====== Data section

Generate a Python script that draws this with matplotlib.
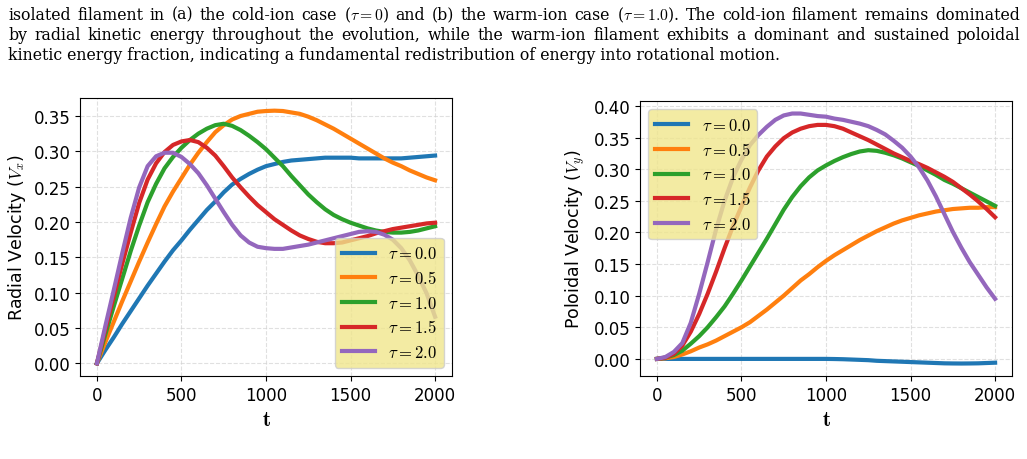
import matplotlib
matplotlib.use("Agg")
import matplotlib.pyplot as plt

plt.rcParams['mathtext.fontset'] = 'cm'

# time axis (shared), step 50
t = [0, 50, 100, 150, 200, 250, 300, 350, 400, 450, 500,
     550, 600, 650, 700, 750, 800, 850, 900, 950, 1000,
     1050, 1100, 1150, 1200, 1250, 1300, 1350, 1400, 1450, 1500,
     1550, 1600, 1650, 1700, 1750, 1800, 1850, 1900, 1950, 2000]

taus = ['0.0', '0.5', '1.0', '1.5', '2.0']
colors = ['#1f77b4', '#ff7f0e', '#2ca02c', '#d62728', '#9467bd']

# (a) radial velocity V_x
vx_00 = [0, 0.019, 0.037, 0.056, 0.074, 0.092, 0.110, 0.127, 0.144, 0.160, 0.174,
         0.189, 0.203, 0.217, 0.229, 0.242, 0.253, 0.261, 0.268, 0.274, 0.279,
         0.282, 0.285, 0.287, 0.288, 0.289, 0.290, 0.291, 0.291, 0.291, 0.291,
         0.290, 0.290, 0.290, 0.290, 0.290, 0.290, 0.291, 0.292, 0.293, 0.294]
vx_05 = [0, 0.030, 0.059, 0.088, 0.116, 0.144, 0.171, 0.197, 0.222, 0.243, 0.262,
         0.281, 0.298, 0.313, 0.327, 0.337, 0.345, 0.350, 0.353, 0.356, 0.357,
         0.3575, 0.357, 0.355, 0.353, 0.349, 0.344, 0.338, 0.332, 0.325, 0.318,
         0.311, 0.304, 0.297, 0.290, 0.284, 0.279, 0.273, 0.268, 0.263, 0.259]
vx_10 = [0, 0.041, 0.081, 0.120, 0.159, 0.195, 0.228, 0.254, 0.276, 0.292, 0.305,
         0.316, 0.325, 0.332, 0.337, 0.339, 0.336, 0.330, 0.322, 0.313, 0.303,
         0.291, 0.279, 0.265, 0.252, 0.239, 0.228, 0.218, 0.210, 0.204, 0.199,
         0.195, 0.191, 0.188, 0.186, 0.185, 0.185, 0.186, 0.188, 0.191, 0.194]
vx_15 = [0, 0.048, 0.095, 0.141, 0.185, 0.227, 0.260, 0.283, 0.299, 0.309, 0.314,
         0.316, 0.313, 0.305, 0.294, 0.279, 0.263, 0.249, 0.236, 0.224, 0.214,
         0.204, 0.196, 0.188, 0.181, 0.176, 0.172, 0.170, 0.170, 0.171, 0.174,
         0.177, 0.180, 0.184, 0.187, 0.190, 0.192, 0.194, 0.196, 0.198, 0.199]
vx_20 = [0, 0.053, 0.104, 0.156, 0.206, 0.249, 0.279, 0.293, 0.298, 0.298, 0.292,
         0.282, 0.269, 0.252, 0.233, 0.214, 0.196, 0.181, 0.171, 0.165, 0.163,
         0.162, 0.162, 0.164, 0.166, 0.168, 0.171, 0.174, 0.177, 0.180, 0.183,
         0.186, 0.187, 0.186, 0.182, 0.175, 0.163, 0.146, 0.124, 0.099, 0.066]

# (b) poloidal velocity V_y
vy_00 = [0, 0, 0, 0, 0, 0, 0, 0, 0, 0, 0,
         0, 0, 0, 0, 0, 0, 0, 0, 0, 0,
         -0.0002, -0.0005, -0.001, -0.0015, -0.002, -0.003, -0.0035, -0.004, -0.0045, -0.005,
         -0.0055, -0.006, -0.0065, -0.007, -0.0072, -0.0073, -0.0072, -0.007, -0.0065, -0.006]
vy_05 = [0, 0.001, 0.003, 0.007, 0.012, 0.018, 0.023, 0.029, 0.036, 0.043, 0.050,
         0.058, 0.068, 0.078, 0.089, 0.100, 0.112, 0.124, 0.134, 0.145, 0.155,
         0.164, 0.172, 0.180, 0.188, 0.195, 0.202, 0.208, 0.214, 0.219, 0.223,
         0.227, 0.230, 0.233, 0.235, 0.237, 0.238, 0.239, 0.239, 0.240, 0.240]
vy_10 = [0, 0.002, 0.006, 0.013, 0.024, 0.036, 0.050, 0.066, 0.083, 0.103, 0.124,
         0.146, 0.168, 0.190, 0.213, 0.236, 0.256, 0.273, 0.287, 0.298, 0.306,
         0.313, 0.319, 0.324, 0.328, 0.330, 0.329, 0.326, 0.322, 0.317, 0.311,
         0.305, 0.298, 0.291, 0.283, 0.277, 0.270, 0.263, 0.256, 0.249, 0.242]
vy_15 = [0, 0.002, 0.008, 0.021, 0.043, 0.071, 0.103, 0.138, 0.175, 0.210, 0.241,
         0.271, 0.298, 0.320, 0.336, 0.349, 0.358, 0.364, 0.368, 0.370, 0.370,
         0.368, 0.364, 0.358, 0.352, 0.346, 0.339, 0.332, 0.325, 0.319, 0.313,
         0.308, 0.302, 0.295, 0.288, 0.280, 0.270, 0.260, 0.249, 0.237, 0.224]
vy_20 = [0, 0.003, 0.011, 0.025, 0.057, 0.103, 0.153, 0.205, 0.250, 0.287, 0.315,
         0.338, 0.354, 0.367, 0.378, 0.385, 0.388, 0.388, 0.386, 0.384, 0.383,
         0.380, 0.378, 0.375, 0.372, 0.368, 0.362, 0.355, 0.345, 0.334, 0.320,
         0.303, 0.282, 0.257, 0.229, 0.201, 0.176, 0.153, 0.133, 0.113, 0.095]

vx = [vx_00, vx_05, vx_10, vx_15, vx_20]
vy = [vy_00, vy_05, vy_10, vy_15, vy_20]

W, H = 1027, 460
fig = plt.figure(figsize=(W / 100, H / 100), dpi=100)

# caption fragment above the panels (first two lines justified)
cap = [
    r"isolated filament in (a) the cold-ion case ($\tau=0$) and (b) the warm-ion case ($\tau=1.0$). The cold-ion filament remains dominated",
    "by radial kinetic energy throughout the evolution, while the warm-ion filament exhibits a dominant and sustained poloidal",
    "kinetic energy fraction, indicating a fundamental redistribution of energy into rotational motion.",
]
cap_font = dict(family='DejaVu Serif', fontsize=11.3, va='center', ha='left')
renderer = fig.canvas.get_renderer()
for i, line in enumerate(cap):
    y = 1 - (15 + 20 * i) / H
    if i == len(cap) - 1:
        fig.text(8 / W, y, line, **cap_font)
        continue
    words = line.split(' ')
    txts = [fig.text(0, y, w, **cap_font) for w in words]
    widths = [tx.get_window_extent(renderer).width for tx in txts]
    gap = (1020 - 8 - sum(widths)) / (len(words) - 1)
    x = 8
    for tx, w in zip(txts, widths):
        tx.set_x(x / W)
        x += w + gap

ax1 = fig.add_axes([0.0779, 0.1804, 0.3622, 0.6043])
ax2 = fig.add_axes([0.6232, 0.1804, 0.3622, 0.5978])

for ax, data, ylab, loc in [(ax1, vx, r'Radial Velocity ($V_x$)', 'lower right'),
                            (ax2, vy, r'Poloidal Velocity ($V_y$)', 'upper left')]:
    for tau, c, v in zip(taus, colors, data):
        ax.plot(t, v, color=c, lw=3, label=r'$\tau = %s$' % tau)
    ax.set_xlabel(r'$\mathbf{t}$', fontsize=15)
    ax.set_ylabel(ylab, fontsize=12.5)
    ax.tick_params(labelsize=12)
    ax.set_xticks([0, 500, 1000, 1500, 2000])
    ax.grid(True, linestyle='--', color='lightgray', alpha=0.7)
    ax.legend(loc=loc, fontsize=12, facecolor='khaki', framealpha=0.8,
              labelspacing=0.4)

ax2.set_yticks([0, 0.05, 0.10, 0.15, 0.20, 0.25, 0.30, 0.35, 0.40])

plt.savefig('out.png', dpi=100)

============

Please quote the lines of the material, beginning with the first and ending with the one that contains "plt.rcParams['mathtext.fontset'] = 'cm'", exactly as written and without any pictures.

▶ _Exercise output_
Generate a Python script that draws this with matplotlib.
import matplotlib
matplotlib.use("Agg")
import matplotlib.pyplot as plt

plt.rcParams['mathtext.fontset'] = 'cm'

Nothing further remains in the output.